→ **What is needed**
Exactly repeat the material, dropping every picture from the copy.
☆ ☆ ☆ ☆ ☆
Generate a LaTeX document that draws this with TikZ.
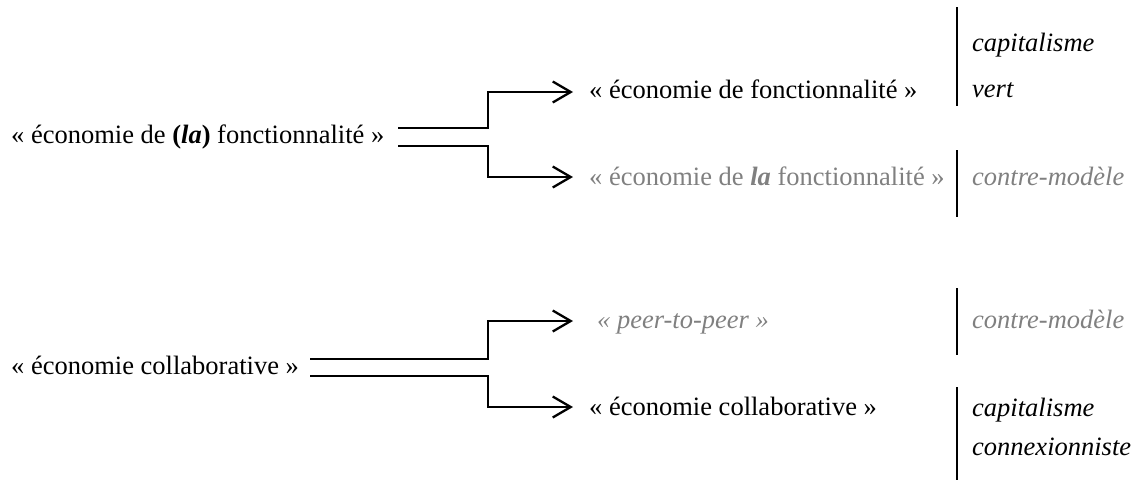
\documentclass[tikz,border=0pt]{standalone}
\usepackage{fontspec}
\setmainfont{Liberation Serif}
\usetikzlibrary{arrows.meta}
\begin{document}
\begin{tikzpicture}[x=1pt,y=-1pt,
  txt/.style={anchor=base west, inner sep=0pt, font=\fontsize{26.5}{30}\selectfont},
  gr/.style={txt, text=gray},
  conn/.style={line width=2.3pt, -{Straight Barb[length=18pt,width=21pt,line width=2.3pt]}},
  sep/.style={line width=1.4pt}]
\useasboundingbox (0,0) rectangle (1135,480);

% ---- top group ----
\node[txt] (L1) at (11,143) {« économie de \textbf{(\textit{la})} fonctionnalité »};
\node[txt] (T1) at (589,98) {« économie de fonctionnalité »};
\node[gr]  (T2) at (589,185) {« économie de \textbf{\textit{la}} fonctionnalité »};
\node[txt] (R1a) at (972,51) {\itshape capitalisme};
\node[txt] (R1b) at (972,97) {\itshape vert};
\node[gr]  (R2) at (972,185) {\itshape contre-modèle};

\coordinate (a1) at (398,128);
\coordinate (a2) at (398,146);
\coordinate (k1) at (488,92);
\coordinate (k2) at (488,177);
\coordinate (t1) at (573,92);
\coordinate (t2) at (573,177);
\draw[conn] (a1) -| (k1) -- (t1);
\draw[conn] (a2) -| (k2) -- (t2);

\coordinate (v1a) at (957,7);   \coordinate (v1b) at (957,106);
\coordinate (v2a) at (957,150); \coordinate (v2b) at (957,217);
\draw[sep] (v1a) -- (v1b);
\draw[sep] (v2a) -- (v2b);

% ---- bottom group ----
\node[txt] (L2) at (11,374) {« économie collaborative »};
\node[gr]  (P)  at (597,328) {\itshape « peer-to-peer »};
\node[txt] (C2) at (589,415) {« économie collaborative »};
\node[gr]  (R3) at (972,328) {\itshape contre-modèle};
\node[txt] (R4a) at (972,416) {\itshape capitalisme};
\node[txt] (R4b) at (972,455) {\itshape connexionniste};

\coordinate (b1) at (310,359);
\coordinate (b2) at (310,376);
\coordinate (m1) at (488,321);
\coordinate (m2) at (488,407);
\coordinate (u1) at (573,321);
\coordinate (u2) at (573,407);
\draw[conn] (b1) -| (m1) -- (u1);
\draw[conn] (b2) -| (m2) -- (u2);

\coordinate (v3a) at (957,288); \coordinate (v3b) at (957,355);
\coordinate (v4a) at (957,387); \coordinate (v4b) at (957,480);
\draw[sep] (v3a) -- (v3b);
\draw[sep] (v4a) -- (v4b);
\end{tikzpicture}
\end{document}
☆ ☆ ☆ ☆ ☆
→ **Written answer**
Generate a LaTeX document that draws this with TikZ.
\documentclass[tikz,border=0pt]{standalone}
\usepackage{fontspec}
\setmainfont{Liberation Serif}
\usetikzlibrary{arrows.meta}
\begin{document}
\begin{tikzpicture}[x=1pt,y=-1pt,
  txt/.style={anchor=base west, inner sep=0pt, font=\fontsize{26.5}{30}\selectfont},
  gr/.style={txt, text=gray},
  conn/.style={line width=2.3pt, -{Straight Barb[length=18pt,width=21pt,line width=2.3pt]}},
  sep/.style={line width=1.4pt}]
\useasboundingbox (0,0) rectangle (1135,480);

% ---- top group ----
\node[txt] (L1) at (11,143) {« économie de \textbf{(\textit{la})} fonctionnalité »};
\node[txt] (T1) at (589,98) {« économie de fonctionnalité »};
\node[gr]  (T2) at (589,185) {« économie de \textbf{\textit{la}} fonctionnalité »};
\node[txt] (R1a) at (972,51) {\itshape capitalisme};
\node[txt] (R1b) at (972,97) {\itshape vert};
\node[gr]  (R2) at (972,185) {\itshape contre-modèle};

\coordinate (a1) at (398,128);
\coordinate (a2) at (398,146);
\coordinate (k1) at (488,92);
\coordinate (k2) at (488,177);
\coordinate (t1) at (573,92);
\coordinate (t2) at (573,177);
\draw[conn] (a1) -| (k1) -- (t1);
\draw[conn] (a2) -| (k2) -- (t2);

\coordinate (v1a) at (957,7);   \coordinate (v1b) at (957,106);
\coordinate (v2a) at (957,150); \coordinate (v2b) at (957,217);
\draw[sep] (v1a) -- (v1b);
\draw[sep] (v2a) -- (v2b);

% ---- bottom group ----
\node[txt] (L2) at (11,374) {« économie collaborative »};
\node[gr]  (P)  at (597,328) {\itshape « peer-to-peer »};
\node[txt] (C2) at (589,415) {« économie collaborative »};
\node[gr]  (R3) at (972,328) {\itshape contre-modèle};
\node[txt] (R4a) at (972,416) {\itshape capitalisme};
\node[txt] (R4b) at (972,455) {\itshape connexionniste};

\coordinate (b1) at (310,359);
\coordinate (b2) at (310,376);
\coordinate (m1) at (488,321);
\coordinate (m2) at (488,407);
\coordinate (u1) at (573,321);
\coordinate (u2) at (573,407);
\draw[conn] (b1) -| (m1) -- (u1);
\draw[conn] (b2) -| (m2) -- (u2);

\coordinate (v3a) at (957,288); \coordinate (v3b) at (957,355);
\coordinate (v4a) at (957,387); \coordinate (v4b) at (957,480);
\draw[sep] (v3a) -- (v3b);
\draw[sep] (v4a) -- (v4b);
\end{tikzpicture}
\end{document}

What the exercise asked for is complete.